Du complot contre la sûreté intérieure de l’État ?
Depuis plusieurs années, quand un pouvoir politique se sent menacé de renversement, les hommes du pouvoir brandissent toujours l’expression : « complot contre la sûreté intérieure de l’État ». Et, à chaque fois que cela se fait, il est fort probable que l’on enregistre des vagues d’arrestations d’opposants politiques, jusqu’au renversement du régime.
De Duvalier à Ariel Henry, cette pratique a toujours existé. On se rappelle les vagues d’arrestations suivies d’exil sous Jean-Claude Duvalier ; l’on se souvient aussi des interventions brutales de l’armée. Plus près de nous, l’ex-député, Arnel Bélizaire a été traqué pour un simple mot mal utilisé. Et il avait passé plusieurs mois en prison. Le comédien, bien connu sous le nom de Mathias Dandor, a connu l’exil pour le simple geste tendant au renversement d’une gerbe de fleurs, etc. Aujourd’hui, c’est le tour de monsieur Marcelin, mieux connu sous le nom de « Arab la ».
En effet, il convient de souligner que Duvalier, pour mieux asseoir sa dictature, il utilisait la loi. Pour monter sa milice et donner à cette dernière une couverture légale, il avait fait publier un décret modifiant le nom de l’Armée d’Haïti, en Forces Armées d’Haïti. Son fils Jean-Claude, voyant son pouvoir menacé, avait vite fait de publier un décret, le 23 septembre 1985, soit quatre (04) mois avant sa chute, condamnant les moindres mouvements tendant au renversement de son pouvoir. Et c’est ce décret qu’on applique jusqu’aujourd’hui pour maîtriser tout opposant farouche.

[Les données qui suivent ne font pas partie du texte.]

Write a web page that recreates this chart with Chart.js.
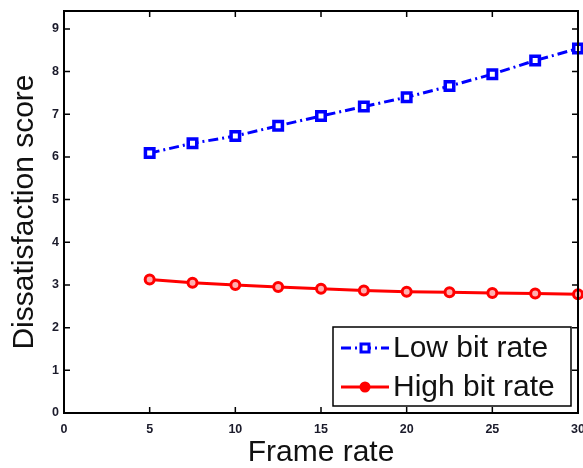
<!DOCTYPE html>
<html lang="en">
<head>
  <meta charset="UTF-8">
  <title>Dissatisfaction vs frame rate</title>
  <script src="https://cdn.jsdelivr.net/npm/chart.js@4"></script>
  <style>
    html, body { margin: 0; padding: 0; background: #fff; }
    #wrap { width: 583px; height: 468px; }
  </style>
</head>
<body>
  <div id="wrap"><canvas id="scoreChart" width="583" height="468"></canvas></div>

  <script>
    // frame rates and scores
    const frameRates = [5, 7.5, 10, 12.5, 15, 17.5, 20, 22.5, 25, 27.5, 30];
    const lowBitRate = [6.09, 6.32, 6.49, 6.73, 6.96, 7.18, 7.40, 7.66, 7.94, 8.26, 8.54];
    const highBitRate = [3.13, 3.05, 3.00, 2.95, 2.91, 2.87, 2.84, 2.83, 2.81, 2.80, 2.78];
    const seriesNames = ["Low bit rate", "High bit rate"];
    const xTicks = [0, 5, 10, 15, 20, 25, 30];
    const yTicks = [0, 1, 2, 3, 4, 5, 6, 7, 8, 9];

    const BLUE = "#0000ff";
    const RED = "#ff0000";
    const tickFont = { family: "Arial, 'Liberation Sans', sans-serif", size: 12.5, weight: "bold" };
    const titleFont = { family: "Arial, 'Liberation Sans', sans-serif", size: 30 };

    // box around the axes with inward ticks on all four sides
    const framePlugin = {
      id: "frame",
      afterDraw(chart) {
        const { ctx, chartArea: a, scales } = chart;
        ctx.save();
        ctx.strokeStyle = "#000";
        ctx.lineWidth = 2;
        ctx.strokeRect(a.left, a.top, a.right - a.left, a.bottom - a.top);
        ctx.lineWidth = 1.5;
        ctx.beginPath();
        xTicks.forEach(v => {
          const x = scales.x.getPixelForValue(v);
          ctx.moveTo(x, a.bottom); ctx.lineTo(x, a.bottom - 6);
          ctx.moveTo(x, a.top); ctx.lineTo(x, a.top + 6);
        });
        yTicks.forEach(v => {
          const y = scales.y.getPixelForValue(v);
          ctx.moveTo(a.left, y); ctx.lineTo(a.left + 6, y);
          ctx.moveTo(a.right, y); ctx.lineTo(a.right - 6, y);
        });
        ctx.stroke();
        ctx.restore();
      }
    };

    // legend box in the lower right corner of the plot
    const legendPlugin = {
      id: "boxLegend",
      afterDraw(chart) {
        const { ctx } = chart;
        const box = { x: 333, y: 327, w: 238, h: 79 };
        ctx.save();
        ctx.fillStyle = "#fff";
        ctx.fillRect(box.x, box.y, box.w, box.h);
        ctx.strokeStyle = "#000";
        ctx.lineWidth = 1.5;
        ctx.strokeRect(box.x, box.y, box.w, box.h);
        chart.data.datasets.forEach((ds, i) => {
          const y = 348 + i * 39;
          ctx.strokeStyle = ds.borderColor;
          ctx.lineWidth = ds.borderWidth;
          ctx.setLineDash(ds.borderDash || []);
          ctx.beginPath();
          ctx.moveTo(341, y); ctx.lineTo(389, y);
          ctx.stroke();
          ctx.setLineDash([]);
          if (i === 0) {
            ctx.lineWidth = 3;
            ctx.fillStyle = "#fff";
            ctx.fillRect(361, y - 4, 8, 8);
            ctx.strokeRect(361, y - 4, 8, 8);
          } else {
            ctx.fillStyle = ds.borderColor;
            ctx.beginPath();
            ctx.arc(365, y, 5.5, 0, Math.PI * 2);
            ctx.fill();
          }
          ctx.fillStyle = "#111";
          ctx.font = "30px Arial, 'Liberation Sans', sans-serif";
          ctx.textBaseline = "middle";
          ctx.fillText(ds.label, 393, y + 1);
        });
        ctx.restore();
      }
    };

    const toPoints = ys => frameRates.map((x, i) => ({ x: x, y: ys[i] }));

    new Chart(document.getElementById("scoreChart"), {
      type: "line",
      data: {
        datasets: [
          {
            label: seriesNames[0],
            data: toPoints(lowBitRate),
            borderColor: BLUE,
            borderWidth: 3,
            borderDash: [10, 4, 2, 4],
            pointStyle: "rect",
            pointRadius: 6,
            pointBorderWidth: 3.5,
            pointBackgroundColor: "#fff",
            pointBorderColor: BLUE,
            clip: false
          },
          {
            label: seriesNames[1],
            data: toPoints(highBitRate),
            borderColor: RED,
            borderWidth: 3,
            pointStyle: "circle",
            pointRadius: 4.5,
            pointBorderWidth: 3,
            pointBackgroundColor: "#ffb0b0",
            pointBorderColor: RED,
            clip: false
          }
        ]
      },
      options: {
        responsive: false,
        animation: false,
        layout: { autoPadding: false, padding: { top: 11, right: 5, left: 0, bottom: 0 } },
        plugins: { legend: { display: false }, tooltip: { enabled: false } },
        scales: {
          x: {
            type: "linear",
            min: 0, max: 30,
            grid: { display: false, drawTicks: false },
            border: { display: false },
            afterBuildTicks: s => { s.ticks = xTicks.map(v => ({ value: v })); },
            afterFit: s => { s.height = 55; s.paddingLeft = 0; s.paddingRight = 0; },
            ticks: { font: tickFont, color: "#1b1b2b", padding: 9, maxRotation: 0 },
            title: { display: true, text: "Frame rate", font: titleFont, color: "#111", padding: { top: 0, bottom: -3 } }
          },
          y: {
            type: "linear",
            min: 0, max: 9.42,
            grid: { display: false, drawTicks: false },
            border: { display: false },
            afterBuildTicks: s => { s.ticks = yTicks.map(v => ({ value: v })); },
            afterFit: s => { s.width = 64; s.paddingTop = 0; s.paddingBottom = 0; },
            ticks: { font: tickFont, color: "#1b1b2b", padding: 5 },
            title: { display: true, text: "Dissatisfaction score", font: titleFont, color: "#111", padding: { top: 7, bottom: 0 } }
          }
        }
      },
      plugins: [framePlugin, legendPlugin]
    });
  </script>
</body>
</html>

Ce décret, inséré dans le code pénal, en ses articles 63 et suivants, 65, 66 et 67, disposent suffisamment d’éléments pour persécuter les opposants à un pouvoir et masquer toutes formes de persécutions politiques. Je prends le soin de transcrire textuellement ces articles de ce décret insérés dans le code pénal haïtien.
« L’attentat contre la vie ou contre la personne du chef de l’État sera puni de détention. » (Article 63)
« – Les attentats et complots dont le but sera de porter atteinte à la vie des membres du Pouvoir Exécutif seront punis de la détention. La peine sera de quinze ans. Les attentats et complots dont le but sera de porter atteinte à la vie d’un membre du Pouvoir de l’État, d’un haut fonctionnaire civil, ou d’un membre des Forces Armées d’Haïti seront punis de la détention. La peine sera de dix ans au moins et de douze ans au plus. » (Article 63 bis)
« L’attentat dont le but sera : Soit de détruire ou de changer le Gouvernement, soit d’exciter les citoyens ou habitants à s’armer contre l’autorité du chef de l’État, sera puni de détention. (Ainsi modifié par le décret du 23 septembre 1985). » (Article 64)
« Les attentats et complots dont le but sera de détruire les institutions politiques ou de changer le Gouvernement, d’exciter les citoyens ou habitants à s’armer contre l’autorité du chef de l’État seront punis de la détention. La peine sera de dix ans au moins et de quinze ans au plus. »
« Le complot qui aura pour but les crimes mentionnés aux précédents sera puni de la détention. »
Je souhaite qu’un jour une législation voit la nécessité de revoir ce décret pour sauver notre démocratie.